The Esplanade is more than a road — it’s a stage
When people talk about the Esplanade, they often think of the beach, the boulevard, the nightlife. But there’s another element that makes Surfers Paradise unlike anywhere else in the country: the cars.
Not just any cars. The Esplanade has long been the stage for a passing parade of car subcultures that you won’t find collected in one place anywhere else in Australia. And it’s not just the Esplanade. This loop connects the heartbeat of Surfers: Cavill Avenue, Orchid Avenue, and the beachfront strip. Together, they create the rhythm, the atmosphere, the spectacle.
A rolling spectacle
On any given day, you might see:
Prestige exotics gliding past like moving sculptures.
Muscle cars, blowers and hot rods rumbling their presence into the night air.
Low riders, open wheelers, and vintage classics, lovingly restored and proudly displayed.
Costume cars straight out of Mad Max or Hollywood blockbusters, playing to the crowd in character.

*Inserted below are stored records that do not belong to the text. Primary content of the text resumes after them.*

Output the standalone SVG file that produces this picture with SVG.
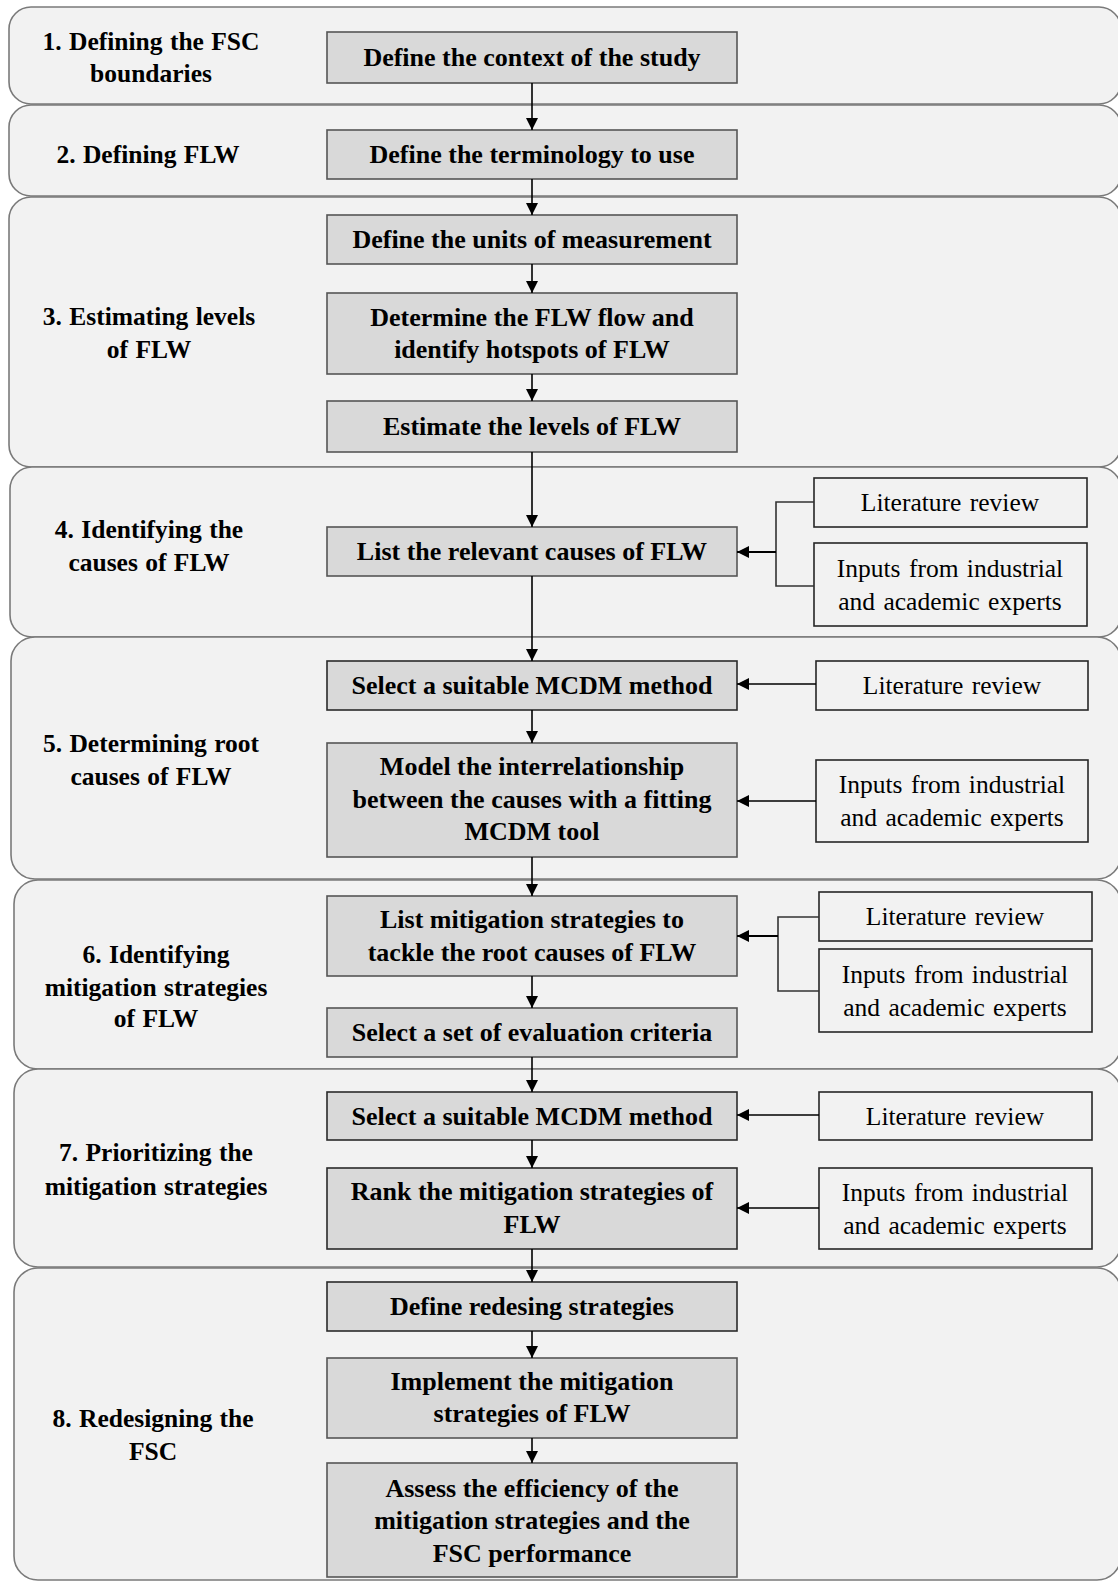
<svg xmlns="http://www.w3.org/2000/svg" width="1118" height="1582" viewBox="0 0 1118 1582">
  <defs>
    <style>
      .phase { fill: #f2f2f2; stroke: #7a7a7a; stroke-width: 1.6; }
      .step { fill: #d9d9d9; stroke: #555555; stroke-width: 1.6; }
      .src { fill: #f2f2f2; stroke: #262626; stroke-width: 1.6; }
      .plabel { font-family: "Liberation Serif", "Times New Roman", serif; font-weight: bold; font-size: 25.5px; fill: #000; text-anchor: middle; word-spacing: 1px; }
      .slabel { font-family: "Liberation Serif", "Times New Roman", serif; font-weight: bold; font-size: 26px; fill: #000; text-anchor: middle; }
      .rlabel { font-family: "Liberation Serif", "Times New Roman", serif; font-size: 25.5px; fill: #000; text-anchor: middle; word-spacing: 2px; }
      .flow { fill: none; stroke: #000; stroke-width: 1.6; marker-end: url(#head); }
      .bracket { fill: none; stroke: #333; stroke-width: 1.6; }
    </style>
    <marker id="head" viewBox="0 0 12 12" refX="12" refY="6" markerWidth="12" markerHeight="12" markerUnits="userSpaceOnUse" orient="auto">
      <path d="M0,0 L12,6 L0,12 Z" fill="#000"/>
    </marker>
  </defs>

  <rect width="1118" height="1582" fill="#ffffff"/>

  <!-- phase bands -->
  <g id="phase1">
    <rect class="phase" x="9" y="7" width="1112" height="97" rx="22"/>
    <text class="plabel" x="151" y="50">1. Defining the FSC</text>
    <text class="plabel" x="151" y="82">boundaries</text>
  </g>
  <g id="phase2">
    <rect class="phase" x="9" y="105" width="1112" height="91" rx="22"/>
    <text class="plabel" x="148" y="163">2. Defining FLW</text>
  </g>
  <g id="phase3">
    <rect class="phase" x="9" y="197" width="1112" height="270" rx="22"/>
    <text class="plabel" x="149" y="325">3. Estimating levels</text>
    <text class="plabel" x="149" y="358">of FLW</text>
  </g>
  <g id="phase4">
    <rect class="phase" x="10" y="467" width="1111" height="170" rx="22"/>
    <text class="plabel" x="149" y="538">4. Identifying the</text>
    <text class="plabel" x="149" y="571">causes of FLW</text>
  </g>
  <g id="phase5">
    <rect class="phase" x="11" y="637" width="1110" height="242" rx="24"/>
    <text class="plabel" x="151" y="752">5. Determining root</text>
    <text class="plabel" x="151" y="785">causes of FLW</text>
  </g>
  <g id="phase6">
    <rect class="phase" x="14" y="880" width="1107" height="189" rx="24"/>
    <text class="plabel" x="156" y="963">6. Identifying</text>
    <text class="plabel" x="156" y="996">mitigation strategies</text>
    <text class="plabel" x="156" y="1027">of FLW</text>
  </g>
  <g id="phase7">
    <rect class="phase" x="14" y="1069" width="1107" height="198" rx="24"/>
    <text class="plabel" x="156" y="1161">7. Prioritizing the</text>
    <text class="plabel" x="156" y="1195">mitigation strategies</text>
  </g>
  <g id="phase8">
    <rect class="phase" x="14" y="1268" width="1107" height="312" rx="24"/>
    <text class="plabel" x="153" y="1427">8. Redesigning the</text>
    <text class="plabel" x="153" y="1460">FSC</text>
  </g>

  <!-- process steps -->
  <g id="s1"><rect class="step" x="327" y="32" width="410" height="51"/>
    <text class="slabel" x="532" y="66">Define the context of the study</text></g>
  <g id="s2"><rect class="step" x="327" y="130" width="410" height="49"/>
    <text class="slabel" x="532" y="163">Define the terminology to use</text></g>
  <g id="s3"><rect class="step" x="327" y="215" width="410" height="49"/>
    <text class="slabel" x="532" y="248">Define the units of measurement</text></g>
  <g id="s4"><rect class="step" x="327" y="293" width="410" height="81"/>
    <text class="slabel" x="532" y="326">Determine the FLW flow and</text>
    <text class="slabel" x="532" y="358">identify hotspots of FLW</text></g>
  <g id="s5"><rect class="step" x="327" y="401" width="410" height="51"/>
    <text class="slabel" x="532" y="435">Estimate the levels of FLW</text></g>
  <g id="s6"><rect class="step" x="327" y="527" width="410" height="49"/>
    <text class="slabel" x="532" y="560">List the relevant causes of FLW</text></g>
  <g id="s7"><rect class="step" x="327" y="661" width="410" height="49" style="stroke:#2a2a2a"/>
    <text class="slabel" x="532" y="694">Select a suitable MCDM method</text></g>
  <g id="s8"><rect class="step" x="327" y="743" width="410" height="114"/>
    <text class="slabel" x="532" y="775">Model the interrelationship</text>
    <text class="slabel" x="532" y="808">between the causes with a fitting</text>
    <text class="slabel" x="532" y="840">MCDM tool</text></g>
  <g id="s9"><rect class="step" x="327" y="896" width="410" height="80"/>
    <text class="slabel" x="532" y="928">List mitigation strategies to</text>
    <text class="slabel" x="532" y="961">tackle the root causes of FLW</text></g>
  <g id="s10"><rect class="step" x="327" y="1008" width="410" height="49"/>
    <text class="slabel" x="532" y="1041">Select a set of evaluation criteria</text></g>
  <g id="s11"><rect class="step" x="327" y="1092" width="410" height="48" style="stroke:#2a2a2a"/>
    <text class="slabel" x="532" y="1125">Select a suitable MCDM method</text></g>
  <g id="s12"><rect class="step" x="327" y="1168" width="410" height="81" style="stroke:#2a2a2a"/>
    <text class="slabel" x="532" y="1200">Rank the mitigation strategies of</text>
    <text class="slabel" x="532" y="1233">FLW</text></g>
  <g id="s13"><rect class="step" x="327" y="1282" width="410" height="49" style="stroke:#2a2a2a"/>
    <text class="slabel" x="532" y="1315">Define redesing strategies</text></g>
  <g id="s14"><rect class="step" x="327" y="1358" width="410" height="80"/>
    <text class="slabel" x="532" y="1390">Implement the mitigation</text>
    <text class="slabel" x="532" y="1422">strategies of FLW</text></g>
  <g id="s15"><rect class="step" x="327" y="1463" width="410" height="114"/>
    <text class="slabel" x="532" y="1497">Assess the efficiency of the</text>
    <text class="slabel" x="532" y="1529">mitigation strategies and the</text>
    <text class="slabel" x="532" y="1562">FSC performance</text></g>

  <!-- input sources -->
  <g id="r4a"><rect class="src" x="814" y="478" width="273" height="49"/>
    <text class="rlabel" x="950" y="511">Literature review</text></g>
  <g id="r4b"><rect class="src" x="814" y="543" width="273" height="83"/>
    <text class="rlabel" x="950" y="577">Inputs from industrial</text>
    <text class="rlabel" x="950" y="610">and academic experts</text></g>
  <g id="r5a"><rect class="src" x="816" y="661" width="272" height="49"/>
    <text class="rlabel" x="952" y="694">Literature review</text></g>
  <g id="r5b"><rect class="src" x="816" y="760" width="272" height="82"/>
    <text class="rlabel" x="952" y="793">Inputs from industrial</text>
    <text class="rlabel" x="952" y="826">and academic experts</text></g>
  <g id="r6a"><rect class="src" x="819" y="892" width="273" height="49"/>
    <text class="rlabel" x="955" y="925">Literature review</text></g>
  <g id="r6b"><rect class="src" x="819" y="949" width="273" height="83"/>
    <text class="rlabel" x="955" y="983">Inputs from industrial</text>
    <text class="rlabel" x="955" y="1016">and academic experts</text></g>
  <g id="r7a"><rect class="src" x="819" y="1092" width="273" height="48"/>
    <text class="rlabel" x="955" y="1125">Literature review</text></g>
  <g id="r7b"><rect class="src" x="819" y="1168" width="273" height="81"/>
    <text class="rlabel" x="955" y="1201">Inputs from industrial</text>
    <text class="rlabel" x="955" y="1234">and academic experts</text></g>

  <!-- connectors -->
  <g id="connectors">
    <line class="flow" x1="532" y1="83" x2="532" y2="130"/>
    <line class="flow" x1="532" y1="179" x2="532" y2="215"/>
    <line class="flow" x1="532" y1="264" x2="532" y2="293"/>
    <line class="flow" x1="532" y1="374" x2="532" y2="401"/>
    <line class="flow" x1="532" y1="452" x2="532" y2="527"/>
    <line class="flow" x1="532" y1="576" x2="532" y2="661"/>
    <line class="flow" x1="532" y1="710" x2="532" y2="743"/>
    <line class="flow" x1="532" y1="857" x2="532" y2="896"/>
    <line class="flow" x1="532" y1="976" x2="532" y2="1008"/>
    <line class="flow" x1="532" y1="1057" x2="532" y2="1092"/>
    <line class="flow" x1="532" y1="1140" x2="532" y2="1168"/>
    <line class="flow" x1="532" y1="1249" x2="532" y2="1282"/>
    <line class="flow" x1="532" y1="1331" x2="532" y2="1358"/>
    <line class="flow" x1="532" y1="1438" x2="532" y2="1463"/>

    <path class="bracket" d="M814,502 H776 V586 H814"/>
    <line class="flow" x1="776" y1="552" x2="737" y2="552" style="stroke-width:2"/>

    <line class="flow" x1="816" y1="684" x2="737" y2="684"/>
    <line class="flow" x1="816" y1="801" x2="737" y2="801"/>

    <path class="bracket" d="M819,917 H778 V991 H819"/>
    <line class="flow" x1="778" y1="936" x2="737" y2="936" style="stroke-width:2"/>

    <line class="flow" x1="819" y1="1115" x2="737" y2="1115"/>
    <line class="flow" x1="819" y1="1208" x2="737" y2="1208"/>
  </g>
</svg>
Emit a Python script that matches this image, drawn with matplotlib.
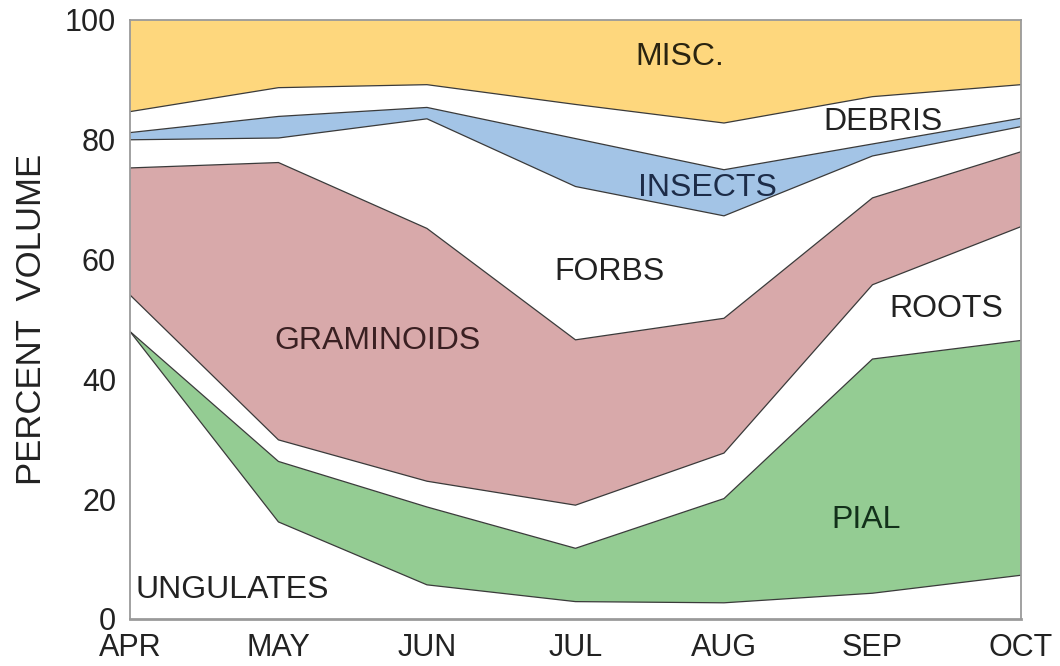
import numpy as np
import matplotlib
matplotlib.use("Agg")
import matplotlib.pyplot as plt

plt.rcParams['font.family'] = ['Liberation Sans', 'DejaVu Sans']

months = ["APR", "MAY", "JUN", "JUL", "AUG", "SEP", "OCT"]
layer_names = ["UNGULATES", "PIAL", "ROOTS", "GRAMINOIDS", "FORBS", "INSECTS", "DEBRIS", "MISC."]
ungulates  = [48.0, 16.2, 5.7, 2.9, 2.7, 4.3, 7.3]
pial       = [0.0, 10.1, 13.0, 8.9, 17.4, 39.1, 39.2]
roots      = [6.1, 3.6, 4.3, 7.2, 7.6, 12.4, 19.0]
graminoids = [21.2, 46.3, 42.2, 27.6, 22.5, 14.5, 12.5]
forbs      = [4.7, 4.1, 18.3, 25.6, 17.1, 7.0, 4.2]
insects    = [1.2, 3.6, 1.9, 8.0, 7.7, 2.0, 1.4]
debris     = [3.5, 4.8, 3.8, 5.7, 7.8, 7.9, 5.6]
misc       = [15.3, 11.3, 10.8, 14.1, 17.2, 12.8, 10.8]

colors = ["white", "#94cc93", "white", "#d8a9aa", "white", "#a3c4e6", "white", "#fed77d"]
label_pos = [(0.69, 4.8), (4.96, 16.5), (5.5, 51.8), (1.67, 46.4), (3.23, 58.0),
             (3.89, 72.0), (5.07, 83.0), (3.7, 93.8)]
label_colors = ["#222222", "#12301a", "#222222", "#3a2022", "#222222", "#1d2c48", "#222222", "#2a2410"]

layers = [ungulates, pial, roots, graminoids, forbs, insects, debris, misc]
x = np.arange(len(months))

fig = plt.figure(figsize=(10.6, 6.66), dpi=100)
ax = fig.add_axes([0.1226, 0.0706, 0.8406, 0.8994])

ax.stackplot(x, *layers, colors=colors, linewidth=0)
tops = np.cumsum(np.array(layers), axis=0)
for row in tops[:-1]:
    ax.plot(x, row, color="#3a3a3a", linewidth=0.9)

for name, (lx, ly), c in zip(layer_names, label_pos, label_colors):
    ax.text(lx, ly, name, ha="center", va="center", fontsize=23, color=c)

ax.set_xlim(0, len(months) - 1)
ax.set_ylim(0, 100)
ax.set_xticks(x)
ax.set_xticklabels(months, fontsize=22, color="#222222")
ax.set_yticks([0, 20, 40, 60, 80, 100])
ax.set_yticklabels(["0", "20", "40", "60", "80", "100"], fontsize=22, color="#222222")
ax.tick_params(length=0, pad=10)
ax.tick_params(axis="x", pad=10)
ax.set_ylabel("PERCENT  VOLUME", fontsize=25, color="#222222", labelpad=12)
for s in ax.spines.values():
    s.set_color("#9a9a9a")
    s.set_linewidth(1.3)
ax.spines["bottom"].set_linewidth(2.0)

fig.savefig("out.png", dpi=100)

Novelty vehicles and fun buggies, mixing theatre with horsepower.
Monster trucks, hummer limos, and screaming party buses stacked with paying revellers.
Amphibious vehicles full of sightseers, trikes and bikes, even quirky go-cabs weaving their way into the scene.
It’s a spontaneous, free-flowing parade. Not ticketed, not programmed — just the everyday theatre of Surfers Paradise.
More than transport
For car fanatics, the Esplanade is the highlight of the circuit. For joy riders, it’s the moment of arrival. For visitors, it’s part of the story they’ll take home — a memory not of a mall, but of a moving carnival where cars and people alike are on show.
For some it’s about waving at café patrons as they pass. For others, it’s about taking the vintage beauty out for a night in the spotlight. For others still, it’s about playing in costume, cars themed around famous films rolling past as part of the city’s living theatre.
But no – drive on!
So it would seem the Council has decided that sub cultures of motoring enthusiasts are not worthy of recognition. Instead we are left with: take that fancy machine and your disposable cash and go spend it somewhere else.
A culture worth celebrating
This “car culture” is not just about vehicles — it’s about celebration, expression, and spectacle. The Esplanade is the backdrop where cultures, subcultures and generations collide in a way that is distinctly Surfers Paradise.
Other cities have roads. Surfers has a stage.
To dismiss the Esplanade as a “rat run” is to ignore this living, breathing culture — a parade that entertains locals, delights tourists and contributes to the magic that keeps people coming back.